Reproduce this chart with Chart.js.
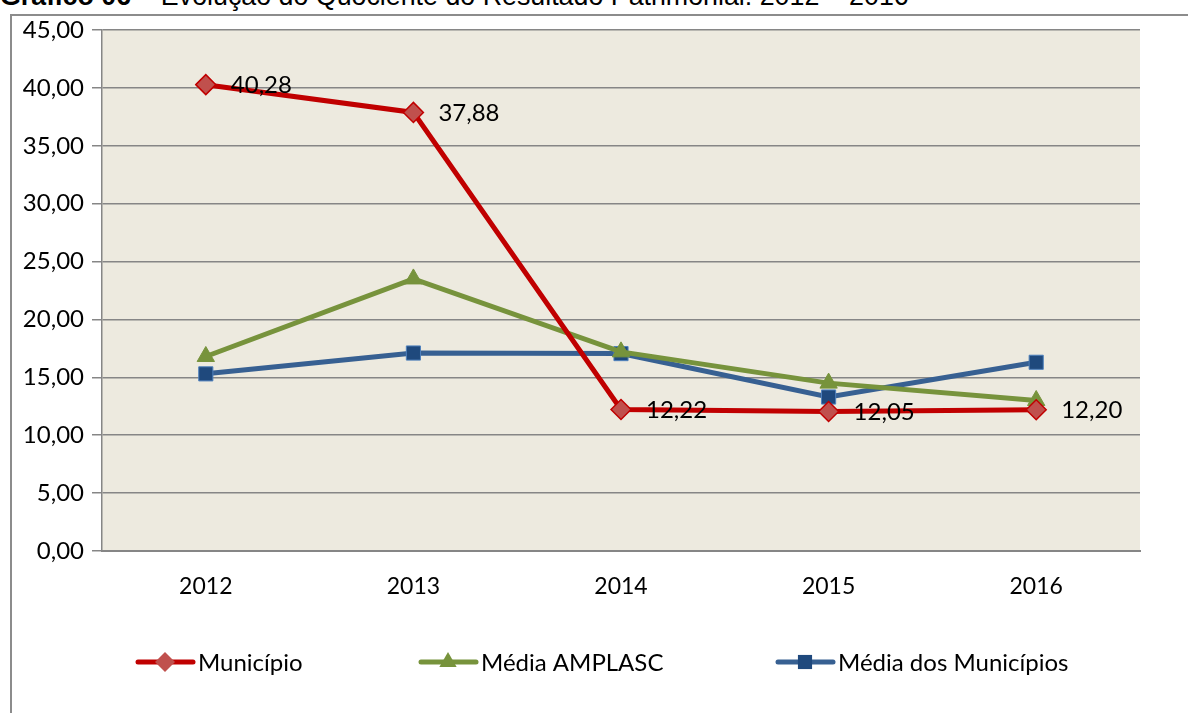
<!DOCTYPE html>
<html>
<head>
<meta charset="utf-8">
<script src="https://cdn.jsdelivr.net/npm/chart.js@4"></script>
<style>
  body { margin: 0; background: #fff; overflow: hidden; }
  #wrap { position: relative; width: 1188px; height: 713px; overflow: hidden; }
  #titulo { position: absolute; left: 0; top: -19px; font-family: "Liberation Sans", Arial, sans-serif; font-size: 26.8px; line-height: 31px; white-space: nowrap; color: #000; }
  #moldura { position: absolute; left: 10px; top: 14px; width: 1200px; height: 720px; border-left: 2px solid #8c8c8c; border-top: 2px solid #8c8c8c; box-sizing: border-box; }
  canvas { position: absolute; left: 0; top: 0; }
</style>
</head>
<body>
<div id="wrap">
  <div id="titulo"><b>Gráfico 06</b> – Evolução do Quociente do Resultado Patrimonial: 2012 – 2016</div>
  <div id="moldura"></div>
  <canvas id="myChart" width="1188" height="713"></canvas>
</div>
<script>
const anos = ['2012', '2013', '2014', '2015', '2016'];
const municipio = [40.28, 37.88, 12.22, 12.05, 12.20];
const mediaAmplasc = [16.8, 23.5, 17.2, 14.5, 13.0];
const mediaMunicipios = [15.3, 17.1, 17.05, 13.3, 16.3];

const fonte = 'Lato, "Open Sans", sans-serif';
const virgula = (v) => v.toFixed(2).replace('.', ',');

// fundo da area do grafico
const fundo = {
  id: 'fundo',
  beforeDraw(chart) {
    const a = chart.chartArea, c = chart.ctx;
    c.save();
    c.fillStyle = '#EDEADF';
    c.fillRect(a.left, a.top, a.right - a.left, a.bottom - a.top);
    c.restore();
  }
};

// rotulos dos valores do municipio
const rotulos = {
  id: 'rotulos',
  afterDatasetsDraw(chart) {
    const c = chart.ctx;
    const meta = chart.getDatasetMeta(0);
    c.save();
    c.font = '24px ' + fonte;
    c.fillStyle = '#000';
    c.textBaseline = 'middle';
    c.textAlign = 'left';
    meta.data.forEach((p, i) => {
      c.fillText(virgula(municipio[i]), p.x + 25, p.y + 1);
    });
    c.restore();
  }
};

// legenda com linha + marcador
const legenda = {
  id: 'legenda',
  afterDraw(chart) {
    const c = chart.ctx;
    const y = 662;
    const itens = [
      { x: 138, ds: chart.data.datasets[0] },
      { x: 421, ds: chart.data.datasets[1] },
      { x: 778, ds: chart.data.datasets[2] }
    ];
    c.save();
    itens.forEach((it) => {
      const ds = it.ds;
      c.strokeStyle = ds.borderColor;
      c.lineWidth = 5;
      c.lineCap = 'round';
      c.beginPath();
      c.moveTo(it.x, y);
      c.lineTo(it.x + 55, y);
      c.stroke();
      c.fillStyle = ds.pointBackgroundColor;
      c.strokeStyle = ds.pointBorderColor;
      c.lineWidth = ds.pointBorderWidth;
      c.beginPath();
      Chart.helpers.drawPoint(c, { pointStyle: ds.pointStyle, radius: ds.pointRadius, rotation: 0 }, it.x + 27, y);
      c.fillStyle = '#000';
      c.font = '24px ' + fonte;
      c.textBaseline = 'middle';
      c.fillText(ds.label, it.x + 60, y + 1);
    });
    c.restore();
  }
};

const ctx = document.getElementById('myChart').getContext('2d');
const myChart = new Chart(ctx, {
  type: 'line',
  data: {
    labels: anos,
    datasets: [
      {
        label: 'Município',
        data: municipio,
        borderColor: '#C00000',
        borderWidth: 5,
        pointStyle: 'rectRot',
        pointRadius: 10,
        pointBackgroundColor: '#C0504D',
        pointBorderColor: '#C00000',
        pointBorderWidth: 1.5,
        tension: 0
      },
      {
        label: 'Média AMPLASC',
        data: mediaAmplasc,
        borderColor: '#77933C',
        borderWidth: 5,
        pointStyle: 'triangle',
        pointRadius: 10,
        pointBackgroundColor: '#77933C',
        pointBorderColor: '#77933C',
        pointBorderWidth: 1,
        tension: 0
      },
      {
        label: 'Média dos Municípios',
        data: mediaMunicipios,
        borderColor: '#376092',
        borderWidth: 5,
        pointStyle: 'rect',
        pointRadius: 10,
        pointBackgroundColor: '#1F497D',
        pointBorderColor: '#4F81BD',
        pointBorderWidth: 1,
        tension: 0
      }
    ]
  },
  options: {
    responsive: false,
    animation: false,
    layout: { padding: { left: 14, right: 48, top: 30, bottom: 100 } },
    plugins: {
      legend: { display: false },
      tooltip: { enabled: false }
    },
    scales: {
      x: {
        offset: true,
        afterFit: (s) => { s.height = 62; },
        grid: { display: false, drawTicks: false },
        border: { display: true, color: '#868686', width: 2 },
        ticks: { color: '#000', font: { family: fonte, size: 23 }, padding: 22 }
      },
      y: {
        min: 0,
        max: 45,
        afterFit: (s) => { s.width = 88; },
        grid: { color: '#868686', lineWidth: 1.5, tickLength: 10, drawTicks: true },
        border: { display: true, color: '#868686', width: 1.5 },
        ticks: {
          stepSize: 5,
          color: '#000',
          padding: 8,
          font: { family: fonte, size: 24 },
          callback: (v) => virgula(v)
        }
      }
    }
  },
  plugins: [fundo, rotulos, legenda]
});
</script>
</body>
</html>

^^^^^^^^^^^^^^^^

Reproduce the data verbatim. Do not carry any picture into the copy.

Reproduce this chart with Chart.js.
<!DOCTYPE html>
<html>
<head>
<meta charset="utf-8">
<script src="https://cdn.jsdelivr.net/npm/chart.js@4"></script>
<style>
  body { margin: 0; background: #fff; overflow: hidden; }
  #wrap { position: relative; width: 1188px; height: 713px; overflow: hidden; }
  #titulo { position: absolute; left: 0; top: -19px; font-family: "Liberation Sans", Arial, sans-serif; font-size: 26.8px; line-height: 31px; white-space: nowrap; color: #000; }
  #moldura { position: absolute; left: 10px; top: 14px; width: 1200px; height: 720px; border-left: 2px solid #8c8c8c; border-top: 2px solid #8c8c8c; box-sizing: border-box; }
  canvas { position: absolute; left: 0; top: 0; }
</style>
</head>
<body>
<div id="wrap">
  <div id="titulo"><b>Gráfico 06</b> – Evolução do Quociente do Resultado Patrimonial: 2012 – 2016</div>
  <div id="moldura"></div>
  <canvas id="myChart" width="1188" height="713"></canvas>
</div>
<script>
const anos = ['2012', '2013', '2014', '2015', '2016'];
const municipio = [40.28, 37.88, 12.22, 12.05, 12.20];
const mediaAmplasc = [16.8, 23.5, 17.2, 14.5, 13.0];
const mediaMunicipios = [15.3, 17.1, 17.05, 13.3, 16.3];

const fonte = 'Lato, "Open Sans", sans-serif';
const virgula = (v) => v.toFixed(2).replace('.', ',');

// fundo da area do grafico
const fundo = {
  id: 'fundo',
  beforeDraw(chart) {
    const a = chart.chartArea, c = chart.ctx;
    c.save();
    c.fillStyle = '#EDEADF';
    c.fillRect(a.left, a.top, a.right - a.left, a.bottom - a.top);
    c.restore();
  }
};

// rotulos dos valores do municipio
const rotulos = {
  id: 'rotulos',
  afterDatasetsDraw(chart) {
    const c = chart.ctx;
    const meta = chart.getDatasetMeta(0);
    c.save();
    c.font = '24px ' + fonte;
    c.fillStyle = '#000';
    c.textBaseline = 'middle';
    c.textAlign = 'left';
    meta.data.forEach((p, i) => {
      c.fillText(virgula(municipio[i]), p.x + 25, p.y + 1);
    });
    c.restore();
  }
};

// legenda com linha + marcador
const legenda = {
  id: 'legenda',
  afterDraw(chart) {
    const c = chart.ctx;
    const y = 662;
    const itens = [
      { x: 138, ds: chart.data.datasets[0] },
      { x: 421, ds: chart.data.datasets[1] },
      { x: 778, ds: chart.data.datasets[2] }
    ];
    c.save();
    itens.forEach((it) => {
      const ds = it.ds;
      c.strokeStyle = ds.borderColor;
      c.lineWidth = 5;
      c.lineCap = 'round';
      c.beginPath();
      c.moveTo(it.x, y);
      c.lineTo(it.x + 55, y);
      c.stroke();
      c.fillStyle = ds.pointBackgroundColor;
      c.strokeStyle = ds.pointBorderColor;
      c.lineWidth = ds.pointBorderWidth;
      c.beginPath();
      Chart.helpers.drawPoint(c, { pointStyle: ds.pointStyle, radius: ds.pointRadius, rotation: 0 }, it.x + 27, y);
      c.fillStyle = '#000';
      c.font = '24px ' + fonte;
      c.textBaseline = 'middle';
      c.fillText(ds.label, it.x + 60, y + 1);
    });
    c.restore();
  }
};

const ctx = document.getElementById('myChart').getContext('2d');
const myChart = new Chart(ctx, {
  type: 'line',
  data: {
    labels: anos,
    datasets: [
      {
        label: 'Município',
        data: municipio,
        borderColor: '#C00000',
        borderWidth: 5,
        pointStyle: 'rectRot',
        pointRadius: 10,
        pointBackgroundColor: '#C0504D',
        pointBorderColor: '#C00000',
        pointBorderWidth: 1.5,
        tension: 0
      },
      {
        label: 'Média AMPLASC',
        data: mediaAmplasc,
        borderColor: '#77933C',
        borderWidth: 5,
        pointStyle: 'triangle',
        pointRadius: 10,
        pointBackgroundColor: '#77933C',
        pointBorderColor: '#77933C',
        pointBorderWidth: 1,
        tension: 0
      },
      {
        label: 'Média dos Municípios',
        data: mediaMunicipios,
        borderColor: '#376092',
        borderWidth: 5,
        pointStyle: 'rect',
        pointRadius: 10,
        pointBackgroundColor: '#1F497D',
        pointBorderColor: '#4F81BD',
        pointBorderWidth: 1,
        tension: 0
      }
    ]
  },
  options: {
    responsive: false,
    animation: false,
    layout: { padding: { left: 14, right: 48, top: 30, bottom: 100 } },
    plugins: {
      legend: { display: false },
      tooltip: { enabled: false }
    },
    scales: {
      x: {
        offset: true,
        afterFit: (s) => { s.height = 62; },
        grid: { display: false, drawTicks: false },
        border: { display: true, color: '#868686', width: 2 },
        ticks: { color: '#000', font: { family: fonte, size: 23 }, padding: 22 }
      },
      y: {
        min: 0,
        max: 45,
        afterFit: (s) => { s.width = 88; },
        grid: { color: '#868686', lineWidth: 1.5, tickLength: 10, drawTicks: true },
        border: { display: true, color: '#868686', width: 1.5 },
        ticks: {
          stepSize: 5,
          color: '#000',
          padding: 8,
          font: { family: fonte, size: 24 },
          callback: (v) => virgula(v)
        }
      }
    }
  },
  plugins: [fundo, rotulos, legenda]
});
</script>
</body>
</html>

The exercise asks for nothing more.